Matuidi copre e fa sognare
La presenza scenica di Matuidi in mezzo rompe la fluidità di un Real pensato proprio per sfruttare gli spazi in verticale con Bale, dieci gol in 18 partite, seconda punta atipica a esaltare una strategia da contropiedista. Il gallese, chiuso nel suo ruolo di ala nel 4-4-2 atipico dell'ultimo Zidane da Isco, un equilibratore tattico decisamente migliore, galleggia verso il fronte sinistro, nella zona di De Sciglio, poi Lichtsteiner. Segnala un dolore l'ex Milan, che poi si arrabbia quando esce. Contraddizioni subito chiarite, tra voglia di stringere i denti e necessità di avere tutti al massimo per inseguire un'impresa senza precedenti. E Allegri continua a chiedersi, a chiedere allo staff: davvero abbiamo sprecato un cambio?
Mandzukic è ovunque, resta alto e largo per spezzare la catena di destra e tenere bloccato Carvajal, è sulla trequarti per mettere pressione a Casemiro nell'uscita bassa e favorire la corsa di Alex Sandro in sovrapposizione. Ma è il corridoio fra Khedira e Lichtsteiner il punto debole di una Juve che ondeggia, annaspa intorno alla mezz'ora, lì dove Isco illumina, dove Ronaldo accelera e Marcelo invano chiede un po' di appoggio in transizione a Kroos.
Il Real, che non passava il turno in una doppia sfida contro la Juve dal 1986, ha vinto 34 delle ultime 40 in Champions. Ma non tiene, affonda in un mare di dubbi. Nemmeno i cambi aggiustano il Real, nemmeno la nuova tattica argina l'onda di Douglas Costa, migliore in campo con Mandzukic, che si combina con la furbizia testarda di Matuidi.
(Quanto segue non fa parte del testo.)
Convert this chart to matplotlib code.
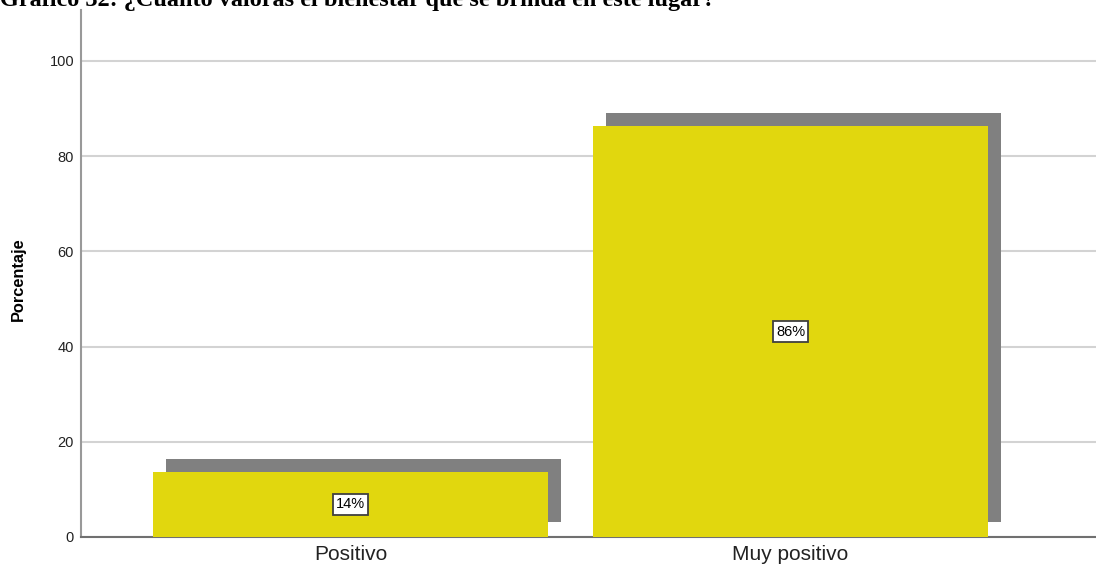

Il tris convince Zidane a togliere Modric, altra mossa di reazione. Zizou rinuncia a dettare l'agenda, e in casa loro vale comunque come una vittoria. Con un po' più di energia da parte di Khedira, che pure piazza un paio di progressioni notevoli quando manca una decina di minuti alla fine, la Juve dominerebbe. Anche nel forcing finale dei blancos, la Juve soffre, si aggrappa a Buffon, ma non regala. Si unisce e si compatta, non offre palloni facili o appoggi superficiali. Avrebbe voluto lasciare ai suoi occhi solo un sogno che non fa svegliare. Un sogno più grande.